In their talks in Ankara, however, Karzai and Zardari insisted that the peace process move forward and pledged to open a joint investigation of this month’s assassination attempt. “They (terrorists) don't want us, the governments, to get together and to be able to lead the nations to peace,” said Zardari after the two men met.
Although leaders in Afghanistan and Pakistan might want the United States to stay in the background as they pursue an accord, it’s unlikely that any agreement could be accomplished without the support of Washington and the international community. Still, perhaps to create additional political space at home, the leaders of both Afghanistan and Pakistan have recently indicated increasing unhappiness with the American role in the region. Karzai, for instance, told NBC that the United States is greatly to blame for Afghanistan’s lack of security and Pakistan’s prime minister complained to the American ambassador that drone attacks are counterproductive. Terrorism, said Karzai, would not be defeated “by attacking Afghan villages and Afghan homes.” Karzai also suggested that unless the United States changed its ways in Afghanistan, he would refuse to cooperate on a long-term security accord that could allow U.S. counterterrorism forces and advisers to be stationed in the country long beyond 2014. In Washington, such talk is seen as bravado, but Obama administration officials recall that Iraq’s Prime Minister Nouri al-Maliki, in a similar situation, ultimately shocked the United States by rejecting an extension of the American presence.

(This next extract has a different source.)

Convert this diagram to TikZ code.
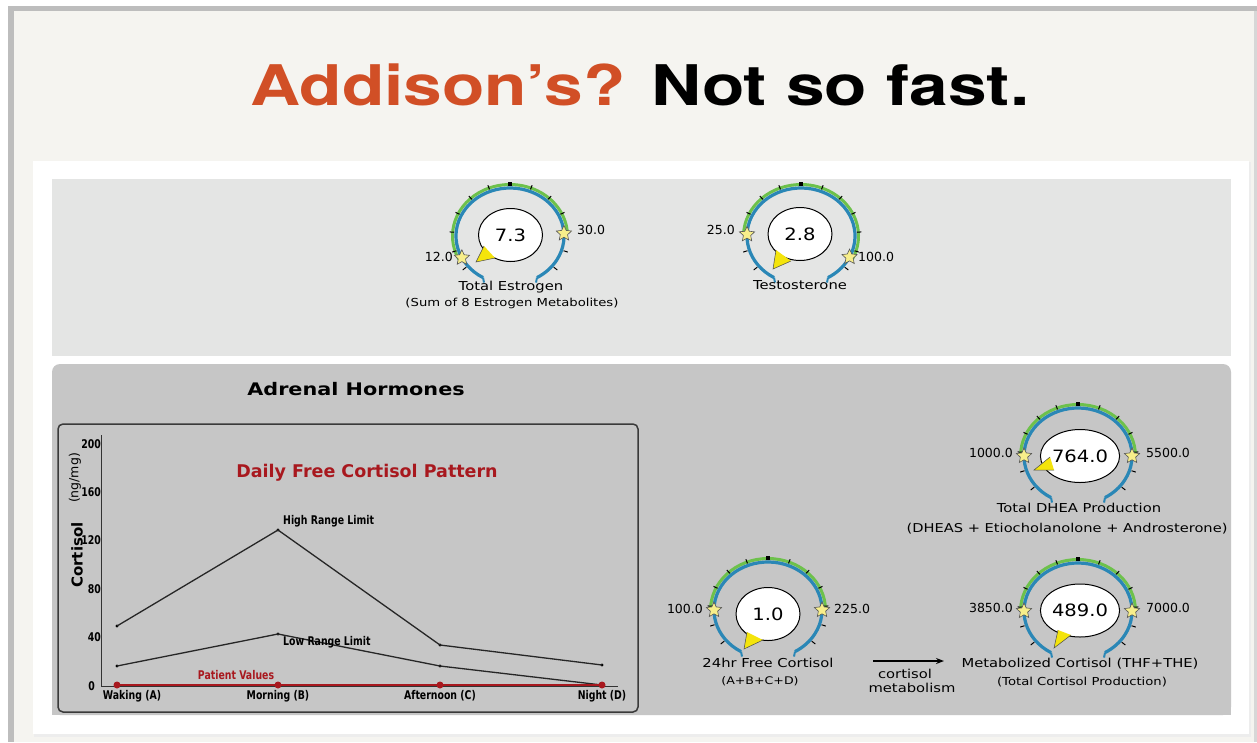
\documentclass[tikz,border=0pt]{standalone}
\usepackage{fontspec}
\usetikzlibrary{shapes.geometric,arrows.meta}
\setmainfont{DejaVu Sans}
\newfontfamily\titlefont[FakeStretch=1.24]{TeX Gyre Heros}
\newfontfamily\lblfont[FakeStretch=1.2]{DejaVu Sans}
\newfontfamily\bubfont[FakeStretch=1.15]{DejaVu Sans}
\newfontfamily\numfont{DejaVu Sans}
\newfontfamily\chartfont[FakeStretch=0.78]{DejaVu Sans}
\newfontfamily\plainfont{DejaVu Sans}
\definecolor{beige}{HTML}{F5F4F0}
\definecolor{framegray}{HTML}{BDBDBD}
\definecolor{panelA}{HTML}{E4E5E4}
\definecolor{panelB}{HTML}{C6C6C6}
\definecolor{titleorange}{HTML}{D14F26}
\definecolor{ringblue}{HTML}{2A87B6}
\definecolor{ringgreen}{HTML}{6DC14B}
\definecolor{starfill}{HTML}{F7EE8A}
\definecolor{stardraw}{HTML}{555555}
\definecolor{triyellow}{HTML}{F4E40B}
\definecolor{chartred}{HTML}{A8181E}
\definecolor{frameline}{HTML}{3A3A3A}
\tikzset{
  ringline/.style={draw=ringblue, line width=3.2},
  greenline/.style={draw=ringgreen, line width=3},
  tickline/.style={draw=black, line width=1},
  gstar/.style={star, star points=5, star point ratio=2.1, fill=starfill, draw=stardraw, line width=0.6, minimum size=16, inner sep=0},
  bubble/.style={ellipse, fill=white, draw=black, line width=1, minimum width=64, minimum height=53, inner sep=0, font=\bubfont\fontsize{17}{20}\selectfont},
  numlbl/.style={inner sep=0, font=\numfont\fontsize{12.5}{14}\selectfont},
  mainlbl/.style={inner sep=0, anchor=base, font=\lblfont\fontsize{12.3}{14}\selectfont},
  sublbl/.style={inner sep=0, anchor=base, font=\lblfont\fontsize{11}{13}\selectfont},
  chartlbl/.style={inner sep=0, font=\chartfont\bfseries\fontsize{12}{14}\selectfont},
  dot/.style={circle, fill=black, inner sep=0, minimum size=3.4},
  rdot/.style={circle, fill=chartred, inner sep=0, minimum size=7},
  dataline/.style={draw=black!85, line width=1.3},
}
% #1 name, #2 cx, #3 cy, #4 left star angle, #5 right star angle, #6 value, #7 bubble x, #8 bubble y
\newcommand{\gauge}[8]{%
  \begin{scope}[shift={(#2,#3)}, yscale=-1]
    \draw[greenline] (#4:57.5 and 51.5) arc[start angle=#4, end angle=#5, x radius=57.5, y radius=51.5];
    \draw[ringline] (240:54 and 48) arc[start angle=240, end angle=-60, x radius=54, y radius=48];
    \draw[ringline, line width=2] (240:54 and 48) -- ++(1,-5);
    \draw[ringline, line width=2] (-60:54 and 48) -- ++(-1,-5);
    \foreach \k in {1,...,13} {
      \pgfmathsetmacro\t{240-\k*300/14}
      \draw[tickline] (\t:56 and 50) -- (\t:60.5 and 54.5);
    }
    \fill[black] (90:58 and 52) ++(-1.8,-1.8) rectangle ++(3.6,3.6);
    \node[gstar] (#1-ls) at (#4:54 and 48) {};
    \node[gstar] (#1-rs) at (#5:54 and 48) {};
  \end{scope}
  \node[bubble] (#1-b) at (#7,#8) {#6};
}
\begin{document}
\begin{tikzpicture}[x=1pt,y=-1pt]
\useasboundingbox (0,0) rectangle (1257,742);
\fill[white] (0,0) rectangle (1257,742);
\fill[framegray] (8,6) rectangle (1257,11);
\fill[framegray] (8,6) rectangle (14,742);
\fill[beige] (14,11) rectangle (1257,742);
\fill[framegray!60] (1254,11) rectangle (1257,742);
% white panel
\fill[black!7] (34,162) rectangle (1251,737);
\fill[white] (33,161) rectangle (1249,734);
% panels
\fill[panelA] (52,179) rectangle (1231,356);
\fill[panelB, rounded corners=8] (52,364) rectangle (1231,715);
\fill[panelB] (52,700) rectangle (1231,715);

% title
\node[anchor=base, inner sep=0, text=titleorange, font=\titlefont\bfseries\fontsize{56}{60}\selectfont] (title) at (640,105) {Addison’s? \textcolor{black}{Not so fast.}};

% ---------- gauges ----------
\gauge{est}{510}{236}{207}{3}{7.3}{510.5}{235}
\fill[triyellow] (484,246) -- (476,262) -- (495,258) -- cycle;
\draw[black!70, line width=0.5] (484,246) -- (476,262) -- (495,258);
\node[numlbl, anchor=base east] (est-l) at (453,261) {12.0};
\node[numlbl, anchor=base west] (est-r) at (577,234) {30.0};
\node[mainlbl] (est-t) at (511,290) {Total Estrogen};
\node[sublbl] (est-s) at (512,306) {(Sum of 8 Estrogen Metabolites)};

\gauge{tes}{801}{236}{178}{-26}{2.8}{800}{234}
\fill[triyellow] (776,250) -- (773,269) -- (791,261) -- cycle;
\draw[black!70, line width=0.5] (776,250) -- (773,269) -- (791,261);
\node[numlbl, anchor=base east] (tes-l) at (735,234) {25.0};
\node[numlbl, anchor=base west] (tes-r) at (858,261) {100.0};
\node[mainlbl] (tes-t) at (800,289) {Testosterone};

\gauge{dhea}{1078}{456}{180}{0}{764.0}{1080}{456}
\fill[triyellow] (1050,457) -- (1034,470) -- (1054,470) -- cycle;
\draw[black!70, line width=0.5] (1050,457) -- (1034,470) -- (1054,470);
\node[numlbl, anchor=base east] (dhea-l) at (1013,457) {1000.0};
\node[numlbl, anchor=base west] (dhea-r) at (1146,457) {5500.0};
\node[mainlbl] (dhea-t) at (1079,512) {Total DHEA Production};
\node[sublbl, font=\lblfont\fontsize{12.2}{14}\selectfont] (dhea-s) at (1067,532) {(DHEAS + Etiocholanolone + Androsterone)};

\gauge{frc}{768}{610}{180}{0}{1.0}{768}{614}
\fill[triyellow] (747,632) -- (744,649) -- (763,640) -- cycle;
\draw[black!70, line width=0.5] (747,632) -- (744,649) -- (763,640);
\node[numlbl, anchor=base east] (frc-l) at (703,613) {100.0};
\node[numlbl, anchor=base west] (frc-r) at (834,613) {225.0};
\node[mainlbl] (frc-t) at (768,667) {24hr Free Cortisol};
\node[sublbl, font=\lblfont\fontsize{10.5}{13}\selectfont] (frc-s) at (760,684) {(A+B+C+D)};

\gauge{met}{1078}{611}{180}{0}{489.0}{1080}{610.5}
\fill[triyellow] (1058,630) -- (1054,648) -- (1071,635) -- cycle;
\draw[black!70, line width=0.5] (1058,630) -- (1054,648) -- (1071,635);
\node[numlbl, anchor=base east] (met-l) at (1013,612) {3850.0};
\node[numlbl, anchor=base west] (met-r) at (1146,612) {7000.0};
\node[mainlbl] (met-t) at (1080,667) {Metabolized Cortisol (THF+THE)};
\node[sublbl] (met-s) at (1082,685) {(Total Cortisol Production)};

% arrow
\coordinate (arrS) at (873,661);
\coordinate (arrE) at (944,661);
\draw[-{Stealth[length=8pt,width=6pt]}, line width=1.3] (arrS) -- (arrE);
\node[mainlbl] (cm1) at (905,678) {cortisol};
\node[mainlbl] (cm2) at (912,692) {metabolism};

% ---------- adrenal ----------
\node[anchor=base, inner sep=0, font=\lblfont\bfseries\fontsize{17.3}{19}\selectfont] (adr) at (356,395) {Adrenal Hormones};

% chart frame
\draw[draw=frameline, line width=1.5, rounded corners=5] (58,424) rectangle (638,712);
% axes
\coordinate (yTop) at (101,435);
\coordinate (org) at (101,686);
\coordinate (xEnd) at (618,686);
\draw[black!80, line width=1] (yTop) -- (org) -- (xEnd);
\node[chartlbl, anchor=east] (y0) at (95,686) {0};
\node[chartlbl, anchor=east] (y40) at (101,637) {40};
\node[chartlbl, anchor=east] (y80) at (101,589) {80};
\node[chartlbl, anchor=east] (y120) at (101,540) {120};
\node[chartlbl, anchor=east] (y160) at (101,492) {160};
\node[chartlbl, anchor=east] (y200) at (101,444) {200};
\node[rotate=90, inner sep=0, font=\plainfont\bfseries\fontsize{15}{16}\selectfont] (ylab) at (77,555) {Cortisol};
\node[rotate=90, inner sep=0, font=\plainfont\fontsize{12.5}{14}\selectfont] (yunit) at (75,478) {(ng/mg)};
\node[anchor=base, inner sep=0, text=chartred, font=\plainfont\bfseries\fontsize{17.5}{20}\selectfont] (ctitle) at (367,477) {Daily Free Cortisol Pattern};

% data points
\node[dot] (h1) at (117,626) {};
\node[dot] (h2) at (278,530) {};
\node[dot] (h3) at (440,645) {};
\node[dot] (h4) at (602,665) {};
\node[dot] (l1) at (117,666) {};
\node[dot] (l2) at (278,634) {};
\node[dot] (l3) at (440,666) {};
\node[dot] (l4) at (602,685) {};
\draw[dataline] (h1.center) -- (h2.center) -- (h3.center) -- (h4.center);
\draw[dataline] (l1.center) -- (l2.center) -- (l3.center) -- (l4.center);
\node[rdot] (p1) at (117,685) {};
\node[rdot] (p2) at (278,685) {};
\node[rdot] (p3) at (440,685) {};
\node[rdot] (p4) at (602,685) {};
\draw[draw=chartred, line width=1.5] (p1.center) -- (p2.center) -- (p3.center) -- (p4.center);

\node[chartlbl, anchor=base west] (hrl) at (283,524) {High Range Limit};
\node[chartlbl, anchor=base west] (lrl) at (283,645) {Low Range Limit};
\node[chartlbl, anchor=base, text=chartred] (pv) at (236,679) {Patient Values};
\node[chartlbl, anchor=base] (xa) at (132,699) {Waking (A)};
\node[chartlbl, anchor=base] (xb) at (278,699) {Morning (B)};
\node[chartlbl, anchor=base] (xc) at (440,699) {Afternoon (C)};
\node[chartlbl, anchor=base] (xd) at (602,699) {Night (D)};
\end{tikzpicture}
\end{document}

Even so, the United States is certain to play a leading role in reconciliation talks. According to the Washington Post, the Obama administration has “launched a post-election push to restart moribund peace talks with the Taliban,” despite skepticism that Pakistan will cooperate. One American official told the Post, “We’d like [Pakistan] to go to the Taliban and say, ‘Hey, you guys need to go back and get talks started again. But the question continues to be whether [Pakistan] has both the willingness and the ability to do so.” Toward that end, the United States is seeking to quietly rebuild ties with Pakistan, which were strained almost to the breaking point in 2011 after the raid that killed Osama bin Laden and a subsequent border incident that left many Pakistan troops dead, after which Pakistan shut down transit routes for U.S. supplies into Afghanistan.
A hopeful sign that U.S.-Pakistan ties are improving is the Pentagon’s decision this month to release U.S. $688 million in military aid to Pakistan. And many in Washington hope that Senator John Kerry (D-MA), reportedly slated to become secretary of state next year, will use his close ties to Pakistan and President Karzai to nudge Islamabad and Kabul toward an Afghan accord.